Maduro’s acceptance of election results is early foreign policy win for Macri



It was only on Sunday night, with parliamentary elections underway and increasing evidence of a historic defeat, that Venezuela's President Nicolás Maduro uttered the words of a statesman: "Sometimes we lose, sometimes we win", indicating, for the first time in such an unequivocal manner, that he would accept a potential defeat at the polls. Only weeks earlier, Maduro had ominously predicted violence and chaos if the governing party lost the elections, questioning the most basic pillar of democratic rule.
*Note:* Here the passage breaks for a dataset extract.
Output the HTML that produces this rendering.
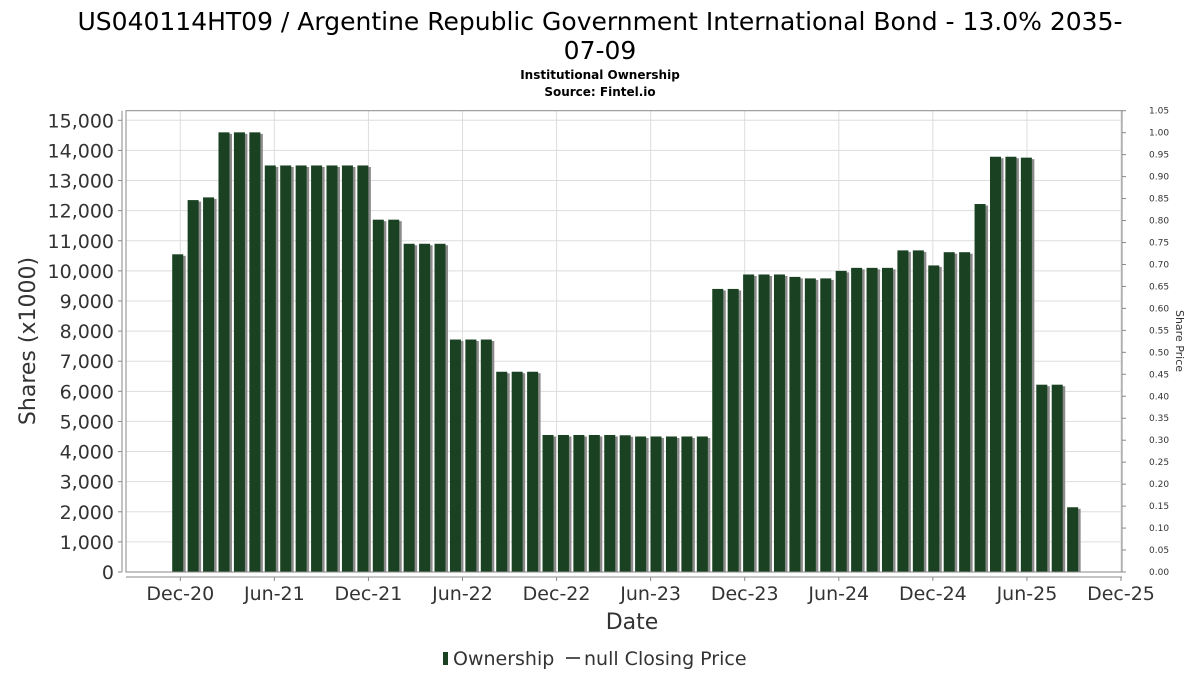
<!DOCTYPE html>
<html><head><meta charset="utf-8"><style>
body{margin:0;background:#fff;font-family:"DejaVu Sans","Liberation Sans",sans-serif}
</style></head><body>
<svg id="chart" width="1200" height="675" viewBox="0 0 1200 675" xmlns="http://www.w3.org/2000/svg" font-family="DejaVu Sans, Liberation Sans, sans-serif">
<text x="600" y="30" font-size="25" text-anchor="middle" fill="#000">US040114HT09 / Argentine Republic Government International Bond - 13.0% 2035-</text>
<text x="600" y="59" font-size="25" text-anchor="middle" fill="#000">07-09</text>
<text x="600" y="79" font-size="12" font-weight="bold" text-anchor="middle">Institutional Ownership</text>
<text x="600" y="96" font-size="12" font-weight="bold" text-anchor="middle">Source: Fintel.io</text>
<g id="grid"></g><g id="bars"></g><g id="axes"></g>
<text transform="translate(35,341) rotate(-90)" font-size="22" text-anchor="middle" fill="#333">Shares (x1000)</text>
<text transform="translate(1176,341) rotate(90)" font-size="11" text-anchor="middle" fill="#333">Share Price</text>
<text x="632" y="629" font-size="22" text-anchor="middle" fill="#333">Date</text>
<g>
<rect x="443" y="652" width="5" height="13" fill="#1a4222"/>
<text x="453" y="665" font-size="19" fill="#333">Ownership</text>
<line x1="566" y1="658" x2="580" y2="658" stroke="#555" stroke-width="2"/>
<text x="584" y="665" font-size="19" fill="#333">null Closing Price</text>
</g>
</svg>
<script>
const values=[10550,12350,12440,14600,14600,14600,13500,13500,13500,13500,13500,13500,13500,11700,11700,10900,10900,10900,7720,7720,7720,6650,6650,6650,4550,4550,4550,4550,4550,4540,4500,4500,4500,4500,4500,9400,9400,9880,9880,9880,9800,9750,9750,10000,10100,10100,10100,10680,10680,10180,10620,10620,12220,13790,13790,13760,6220,6220,2150];
const yTicks=[0,1000,2000,3000,4000,5000,6000,7000,8000,9000,10000,11000,12000,13000,14000,15000];
const xTickLabels=["Dec-20","Jun-21","Dec-21","Jun-22","Dec-22","Jun-23","Dec-23","Jun-24","Dec-24","Jun-25","Dec-25"];
const y2Ticks=[0,0.05,0.10,0.15,0.20,0.25,0.30,0.35,0.40,0.45,0.50,0.55,0.60,0.65,0.70,0.75,0.80,0.85,0.90,0.95,1.00,1.05];
const NS="http://www.w3.org/2000/svg";
const L=126,R=1122,T=110.7,B=572;
const y=v=>B-(v/15000)*(B-120.3);
const y2=v=>B-(v/1.05)*(B-T);
const xBar=i=>177.7+i*15.43;
const xTick=i=>180.3+i*94.07;
function mk(tag,attrs,parent){const e=document.createElementNS(NS,tag);for(const k in attrs)e.setAttribute(k,attrs[k]);parent.appendChild(e);return e;}
const grid=document.getElementById('grid'),bars=document.getElementById('bars'),axes=document.getElementById('axes');
yTicks.forEach(v=>{const l=mk('line',{x1:L,x2:R,y1:y(v),y2:y(v),stroke:'#ddd','stroke-width':1},grid);

mk('line',{x1:118,x2:122,y1:y(v),y2:y(v),stroke:'#888'},axes);
const t=mk('text',{x:114,y:y(v)+7,'font-size':19,'text-anchor':'end',fill:'#333'},axes);t.textContent=v.toLocaleString('en-US');
});
xTickLabels.forEach((s,i)=>{const x=xTick(i);
const l=mk('line',{x1:x,x2:x,y1:T,y2:B,stroke:'#ddd'},grid);
mk('line',{x1:x,x2:x,y1:577,y2:581,stroke:'#888'},axes);
const t=mk('text',{x:x,y:600,'font-size':19,'text-anchor':'middle',fill:'#333'},axes);t.textContent=s;
});
values.forEach((v,i)=>{const x=xBar(i)-5.5;
const s=mk('rect',{x:x+2.5,y:y(v)+1.5,width:11,height:B-y(v)-1.5,fill:'#8a8a8a'},bars);

const r=mk('rect',{x:x,y:y(v),width:11,height:B-y(v),fill:'#1a4222'},bars);
});
const f=mk('rect',{x:L,y:T,width:R-L,height:B-T,fill:'none',stroke:'#888'},axes);
mk('line',{x1:122,x2:122,y1:T,y2:B,stroke:'#888'},axes);
mk('line',{x1:126,x2:1122,y1:577,y2:577,stroke:'#888'},axes);
y2Ticks.forEach(v=>{mk('line',{x1:R,x2:R+4,y1:y2(v),y2:y2(v),stroke:'#888'},axes);
const t=mk('text',{x:1149,y:y2(v)+3,'font-size':9,'text-anchor':'start',fill:'#333'},axes);t.textContent=v.toFixed(2);
});
</script>
</body></html>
We can only speculate why Maduro changed his strategy and decided to accept the election results, thus preserving the essence of Venezuelan democracy. Perhaps he realized that his supporters, disillusioned by his incompetence and the economic crisis, would no longer be able to fill the streets as they had done in the past years. Perhaps he was bluffing all along, hoping to instill fear so that voters would support him just to avoid more instability. A third explanation, however, may have been just as important: regional dynamics took a sharp turn in the days prior to the elections.

Immediately after Argentina's presidential election in late November, Maurício Macri signaled that he would push to invoke Mercosur's democratic clause unless the elections in Venezuela were free and fair and unless political opposition leaders were released from prison. After several years of remarkable silence by governments in Brasília, Buenos Aires and other capitals in the region about the systematic human rights abuses in Venezuela, Macri's change of tone substantially altered the terms of the debate.

Even before taking office, Macri turned into the region's agenda setter: After he had taken the lead, others joined in and criticized human rights abuses in Venezuela. The Chilean Supreme Court said Chile should take Venezuela to the Interamerican Human Rights Commission. Earlier, the Brazilian Electoral Commission (TSE) decided not to participate in UNASUR's electoral observer mission, citing the Venezuelan government's uncooperative stance. Uruguay's President Vázquez said he would "study" Macri's proposal. There were growing signs of Venezuela's international isolation -- indicating that few would protect Maduro in case of massive electoral abuses.

The mere discussion about the invocation of the democratic clause -- a sign that there was no longer consensus about turning a blind eye on Maduro's excesses -- may very well have influenced the Venezuelan government in its decision about whether or not to accept the results of the election on December 6 without a fight. With political instability in Brazil set to remain high at least during the impeachment process, Argentina is likely to play a leading role in regional affairs in the next months. His willingness to speak openly about the invocation of the democracy clause is to be welcomed. It may serve as a powerful tool to assure that, in the difficult months ahead, both the government and the opposition in Venezuela play by the rules.